Before our words were written, they were sung. This served not only to make the telling more beautiful, but also more memorable. Words are much more easily committed to memory with the inclusion of music. Sometimes when I’m in a rut writing wise, I take out my guitar (or ukulele, or keyboard) and work out melodies, then harmonies, listening for the story within the music. Sure, that sounds terribly new-age, but it’s a part of world building for me–it helps me understand what I’m doing more clearly.

Most of my world building happens while listening to music, it’s true. There are certain songs that I associate so intimately with characters (Cora, Runaway Horses, Philip Glass; the Aldersgate itself, Samuel Barber‘s Adagio for Strings Op. 11; Sir Gawen, most of Sir Edward Elgar). I’ve had some of the greatest epiphanies simply driving in my car, listening to whatever Fine Tuning or WCPE will give me.

Stories are a force to be reckoned with. The right (or wrong) story can inspire a nation to greatness, or plunge them into a war. And most of our most beloved songs are just that: inspiring stories. From national anthems to battle cries to stadium rock outs–we seem to understand stories on another level when music is involved.

To come to my point though, music ought to be considered during your world building sessions. Even on our planet, small as it is, what is considered to be beautiful music is as varied and individual as can be. While many of us from a Western tradition puzzle at the music of the East, they puzzle back at us. So consider what your characters might like to listen to, and what sort of musical traditions have grown up in your culture. Note, too, that music has a habit for driving people to all kinds of unsavory behaviors–even Mozart was considered scandalous in his day!
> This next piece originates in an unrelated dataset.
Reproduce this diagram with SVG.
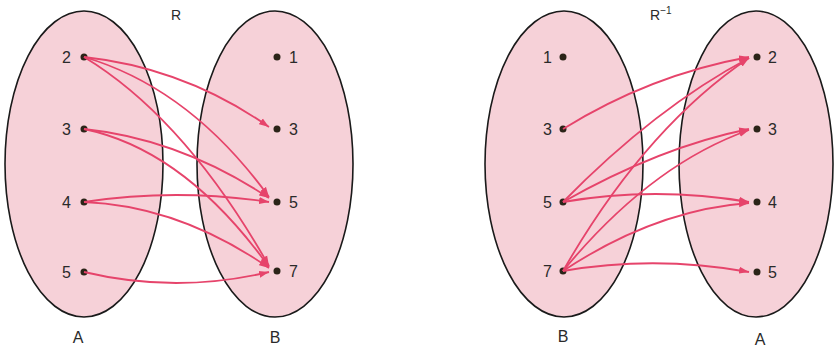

My inspiration for Emry Roy, my resident bard, was a hybrid between a court bard from the Irish tradition and the folk singers of the late 19th and early 20th centuries in America. For a great resource, I turned to the Popular Songs in American History site which (blaring midi excluded) is a delightful window into popular music in a variety of time periods.  Some are simplistic, and seem trite to us know–but there are some incredible gems. How about this bit from the song “Eight Hours” by I.G. Blanchard (so delightfully steampunk):

From factories and workshops
In long and weary lines,
From all the sweltering forges,
And from out the sunless mines,
Wherever toil is wasting
The force of life to live
There the bent and battered armies
Come to claim what God doth give
And the blazon on the banner
Doth with hope the nation fill:

Eight hours for work, eight hours for rest
Eight hours for what we will;
Eight hours for work, eight hours for rest
Eight hours for what we will.

So find your musical inspiration, and flavor your world with it!